We’ve recently had our 2-4 year old room repainted and I fell in love with how wonderful and clean it looked without the furniture and various velcroed pictures up on the walls. I felt calmer just looking at the blank canvas. Previously, it felt like being in a branch of TKMax; some people love to rummage through the muddled piles of clothes, whereas others break out in a sweat just looking at all the mess. Children, I realised, are the same, some thrive in order, some like the chaos, so I began to reduce the resources and rearrange the room with the notion that the environment is the third teacher and the children could choose what it looked like.

I had inherited a lot of old, clunky brown furniture which I swiftly replaced with low-level light furniture on wheels so the room could grow with the children. I cut the number of resources by two-thirds and invested in one or two new capacity toys from charity shops (stainless steel bowls in three different sizes). I began to read more and more about ‘In The Moment Planning’ which I had switched to without really realising as it really worked for my current cohort and with my Forest School ethos. I follow the children in their play with their interests and the new environment enabled me to add embellishments to progress their learning which wouldn’t get lost in the bottomless plastic boxes as before.

I removed the old, busy displays and replaced them with hessian backed spontaneous displays. Last week I read ‘Supertato‘ to the children for the 30th time and then announced that I was going to try and make my own Supertato book. I ended up with well over half the class drawing different characters from the book series and we made a display together which they add to every day.

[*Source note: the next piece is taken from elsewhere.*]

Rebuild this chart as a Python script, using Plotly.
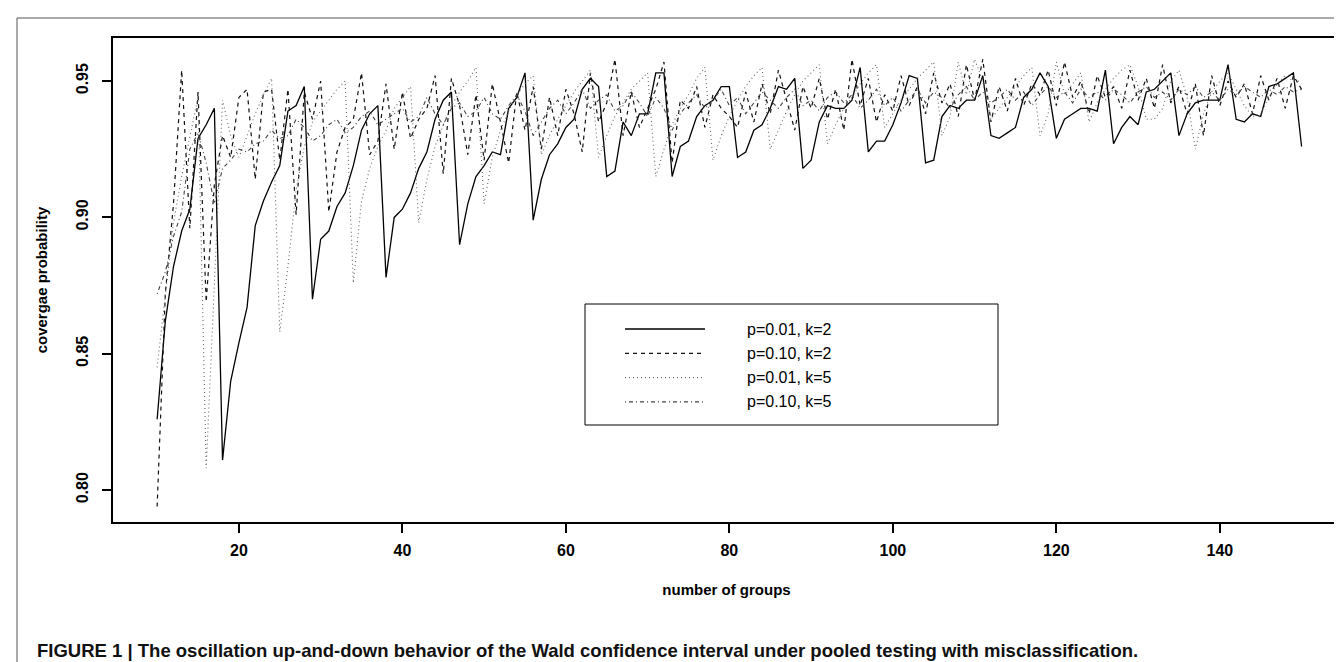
import plotly.graph_objects as go

x_groups = list(range(10, 151))

p01_k2 = [0.826, 0.862, 0.882, 0.895, 0.903, 0.929, 0.934, 0.940, 0.811, 0.840,
          0.854, 0.867, 0.897, 0.906, 0.913, 0.919, 0.939, 0.941, 0.948, 0.870,
          0.892, 0.895, 0.904, 0.909, 0.919, 0.932, 0.938, 0.941, 0.878, 0.900,
          0.903, 0.909, 0.918, 0.924, 0.936, 0.943, 0.946, 0.890, 0.905, 0.915,
          0.919, 0.924, 0.923, 0.940, 0.944, 0.953, 0.899, 0.914, 0.923, 0.927,
          0.933, 0.936, 0.947, 0.951, 0.948, 0.915, 0.917, 0.935, 0.930, 0.938,
          0.938, 0.953, 0.953, 0.915, 0.926, 0.928, 0.937, 0.941, 0.943, 0.948,
          0.948, 0.922, 0.924, 0.932, 0.934, 0.940, 0.948, 0.947, 0.951, 0.918,
          0.921, 0.935, 0.941, 0.940, 0.940, 0.943, 0.955, 0.924, 0.928, 0.928,
          0.934, 0.942, 0.952, 0.951, 0.920, 0.921, 0.937, 0.941, 0.940, 0.943,
          0.943, 0.952, 0.930, 0.929, 0.931, 0.933, 0.944, 0.947, 0.953, 0.948,
          0.929, 0.936, 0.938, 0.940, 0.940, 0.939, 0.954, 0.927, 0.933, 0.937,
          0.934, 0.946, 0.947, 0.950, 0.953, 0.930, 0.938, 0.942, 0.943, 0.943,
          0.943, 0.956, 0.936, 0.935, 0.938, 0.937, 0.948, 0.949, 0.951, 0.953,
          0.926]

p10_k2 = [0.794, 0.872, 0.905, 0.954, 0.896, 0.946, 0.869, 0.912, 0.930, 0.922,
          0.944, 0.947, 0.914, 0.946, 0.947, 0.921, 0.947, 0.901, 0.946, 0.936,
          0.950, 0.902, 0.924, 0.933, 0.936, 0.953, 0.923, 0.928, 0.949, 0.925,
          0.946, 0.929, 0.936, 0.940, 0.952, 0.916, 0.951, 0.941, 0.923, 0.945,
          0.921, 0.949, 0.935, 0.920, 0.946, 0.932, 0.948, 0.925, 0.944, 0.930,
          0.947, 0.938, 0.924, 0.953, 0.935, 0.942, 0.958, 0.930, 0.946, 0.933,
          0.940, 0.947, 0.957, 0.920, 0.943, 0.940, 0.948, 0.933, 0.945, 0.940,
          0.937, 0.933, 0.946, 0.935, 0.949, 0.938, 0.954, 0.943, 0.932, 0.948,
          0.940, 0.951, 0.936, 0.947, 0.932, 0.958, 0.941, 0.951, 0.935, 0.945,
          0.939, 0.952, 0.941, 0.948, 0.938, 0.953, 0.942, 0.949, 0.937, 0.956,
          0.943, 0.958, 0.935, 0.948, 0.939, 0.951, 0.941, 0.949, 0.945, 0.954,
          0.941, 0.957, 0.944, 0.950, 0.938, 0.952, 0.944, 0.948, 0.940, 0.954,
          0.943, 0.951, 0.940, 0.956, 0.942, 0.948, 0.938, 0.949, 0.930, 0.952,
          0.941, 0.950, 0.944, 0.949, 0.938, 0.952, 0.943, 0.951, 0.940, 0.952,
          0.947]

p01_k5 = [0.845, 0.872, 0.898, 0.915, 0.930, 0.944, 0.808, 0.876, 0.943, 0.930,
          0.922, 0.930, 0.938, 0.945, 0.951, 0.858, 0.882, 0.910, 0.926, 0.935,
          0.939, 0.943, 0.947, 0.950, 0.876, 0.906, 0.918, 0.926, 0.932, 0.940,
          0.944, 0.948, 0.898, 0.914, 0.926, 0.934, 0.941, 0.946, 0.950, 0.955,
          0.905, 0.922, 0.932, 0.939, 0.945, 0.949, 0.952, 0.923, 0.930, 0.936,
          0.941, 0.946, 0.950, 0.954, 0.922, 0.930, 0.937, 0.942, 0.947, 0.950,
          0.953, 0.915, 0.925, 0.934, 0.940, 0.945, 0.951, 0.955, 0.921, 0.930,
          0.937, 0.943, 0.948, 0.952, 0.955, 0.925, 0.932, 0.939, 0.945, 0.950,
          0.953, 0.956, 0.927, 0.934, 0.940, 0.944, 0.949, 0.953, 0.956, 0.933,
          0.938, 0.943, 0.947, 0.951, 0.954, 0.957, 0.930, 0.937, 0.957, 0.945,
          0.958, 0.950, 0.936, 0.940, 0.944, 0.948, 0.952, 0.955, 0.930, 0.938,
          0.957, 0.945, 0.949, 0.953, 0.935, 0.942, 0.947, 0.951, 0.954, 0.956,
          0.948, 0.936, 0.936, 0.940, 0.950, 0.954, 0.944, 0.925, 0.938, 0.946,
          0.950, 0.953, 0.947, 0.941, 0.937, 0.938, 0.944, 0.949, 0.952, 0.950,
          0.950]

p10_k5 = [0.872, 0.880, 0.893, 0.902, 0.925, 0.931, 0.920, 0.905, 0.918, 0.921,
          0.925, 0.924, 0.927, 0.928, 0.932, 0.929, 0.930, 0.936, 0.933, 0.928,
          0.930, 0.934, 0.936, 0.931, 0.933, 0.937, 0.939, 0.934, 0.936, 0.938,
          0.940, 0.935, 0.937, 0.944, 0.938, 0.934, 0.940, 0.942, 0.937, 0.939,
          0.944, 0.938, 0.936, 0.941, 0.945, 0.939, 0.930, 0.935, 0.940, 0.943,
          0.938, 0.942, 0.947, 0.940, 0.943, 0.945, 0.939, 0.941, 0.946, 0.942,
          0.937, 0.944, 0.940, 0.932, 0.938, 0.942, 0.945, 0.940, 0.943, 0.947,
          0.941, 0.944, 0.938, 0.942, 0.946, 0.943, 0.940, 0.944, 0.947, 0.941,
          0.943, 0.939, 0.944, 0.946, 0.942, 0.945, 0.940, 0.943, 0.947, 0.941,
          0.944, 0.939, 0.943, 0.947, 0.942, 0.946, 0.944, 0.940, 0.945, 0.948,
          0.943, 0.946, 0.942, 0.944, 0.947, 0.943, 0.946, 0.941, 0.945, 0.948,
          0.944, 0.946, 0.942, 0.947, 0.944, 0.946, 0.943, 0.947, 0.945, 0.942,
          0.946, 0.948, 0.944, 0.946, 0.943, 0.947, 0.945, 0.948, 0.944, 0.946,
          0.943, 0.947, 0.945, 0.948, 0.946, 0.944, 0.947, 0.945, 0.948, 0.946,
          0.947]

series_names = ["p=0.01, k=2", "p=0.10, k=2", "p=0.01, k=5", "p=0.10, k=5"]
x_ticks = [20, 40, 60, 80, 100, 120, 140]
y_ticks = [0.80, 0.85, 0.90, 0.95]
y_tick_text = ["0.80", "0.85", "0.90", "0.95"]
caption = ("FIGURE 1 | The oscillation up-and-down behavior of the Wald confidence "
           "interval under pooled testing with misclassification.")

styles = [
    dict(color="#000000", width=1.3, dash="solid"),
    dict(color="#111111", width=1.2, dash="4px,4px"),
    dict(color="#666666", width=1.1, dash="1px,3px"),
    dict(color="#444444", width=1.1, dash="1px,3px,4px,3px"),
]
data = [p01_k2, p10_k2, p01_k5, p10_k5]

fig = go.Figure()
for name, ys, st in zip(series_names, data, styles):
    fig.add_trace(go.Scatter(x=x_groups, y=ys, mode="lines", name=name,
                             line=st, showlegend=False))

W, H = 1342, 662
L, R, T, B = 105, 10, 30, 148
pw, ph = W - L - R, H - T - B


def px(xp):
    return (xp - L) / pw


def py(yp):
    return (H - B - yp) / ph


FONT = "Arial, Liberation Sans, Helvetica, sans-serif"
shapes = []
annotations = []
# outer figure frame (journal panel)
shapes.append(dict(type="line", xref="paper", yref="paper", x0=px(9), x1=px(1345),
                   y0=py(10), y1=py(10), line=dict(color="#555555", width=1)))
shapes.append(dict(type="line", xref="paper", yref="paper", x0=px(9), x1=px(9),
                   y0=py(10), y1=py(665), line=dict(color="#555555", width=1)))
# legend box
shapes.append(dict(type="rect", xref="paper", yref="paper", x0=px(577), x1=px(990),
                   y0=py(417), y1=py(296), line=dict(color="#000000", width=1),
                   fillcolor="white", layer="above"))
rows = [321, 345.3, 369.6, 393.9]
for name, st, ry in zip(series_names, styles, rows):
    shapes.append(dict(type="line", xref="paper", yref="paper", x0=px(617), x1=px(697),
                       y0=py(ry), y1=py(ry), layer="above",
                       line=dict(color=st["color"], width=st["width"], dash=st["dash"])))
    annotations.append(dict(text=name, xref="paper", yref="paper", x=px(737), y=py(ry),
                            xanchor="left", yanchor="middle", showarrow=False,
                            font=dict(family=FONT, size=16, color="#000")))

annotations.append(dict(text="<b>" + caption + "</b>", xref="paper", yref="paper",
                        x=px(27), y=py(642), xanchor="left", yanchor="middle",
                        showarrow=False,
                        font=dict(family=FONT, size=18.5, color="#111")))

fig.update_layout(
    width=W, height=H,
    margin=dict(l=L, r=R, t=T, b=B, autoexpand=False),
    paper_bgcolor="white", plot_bgcolor="white",
    shapes=shapes, annotations=annotations,
    font=dict(family=FONT, color="#000"),
)
fig.update_xaxes(range=[4.6, 154.7], tickvals=x_ticks, ticks="outside", ticklen=9,
                 tickwidth=1.5, tickcolor="#000", showgrid=False, zeroline=False,
                 showline=True, linecolor="#000", linewidth=2, mirror=True,
                 ticklabelstandoff=4,
                 tickfont=dict(family=FONT, size=16, weight="bold"),
                 title=dict(text="number of groups", standoff=26,
                            font=dict(family=FONT, size=15, weight="bold")))
fig.update_yaxes(range=[0.7883, 0.9658], tickvals=y_ticks, ticktext=y_tick_text,
                 ticks="outside", ticklen=9, tickwidth=1.5, tickcolor="#000",
                 tickangle=-90, showgrid=False, zeroline=False,
                 showline=True, linecolor="#000", linewidth=2, mirror=True,
                 ticklabelstandoff=8,
                 tickfont=dict(family=FONT, size=16, weight="bold"),
                 title=dict(text="covergae probability", standoff=22,
                            font=dict(family=FONT, size=15, weight="bold")))

fig.write_html("out.html")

The display means something to them, it links to what they know and understand and they know the words that we have put on the display are their words spoken to me about their pictures.

Yet, I was still concerned that the environment wasn’t as word rich as it was but, why does a child need a light switch to be labelled? They know what it does and what it is called. I endeavoured to provide text in other ways. I added book baskets all around the room, together with writing materials so that the children could mark-make no matter where they were. I added wooden letters and name cards so that the children could write to each other. I also introduced a method of storytelling whereby the children make up a story together and watch me write it. At first, they said that they couldn’t make up stories as they weren’t grown ups, but now I cant write them down quick enough! Once we have written the story, they take photos or draw pictures which illustrate it, they help me to laminate the pages and then we put the book with the other published books. Now the children make their own books, without adult support, sounding out the words they want to write.

The difference in the engagement levels of the children was incredible after the new furniture and tidy-up time became exactly that! The children have more respect for their new room and the depth and quality of my observations have improved immensely. I won’t ever stop analysing and tweaking the room, just like my practice, I reflect upon the outcomes and constantly strive to make it the best that I can.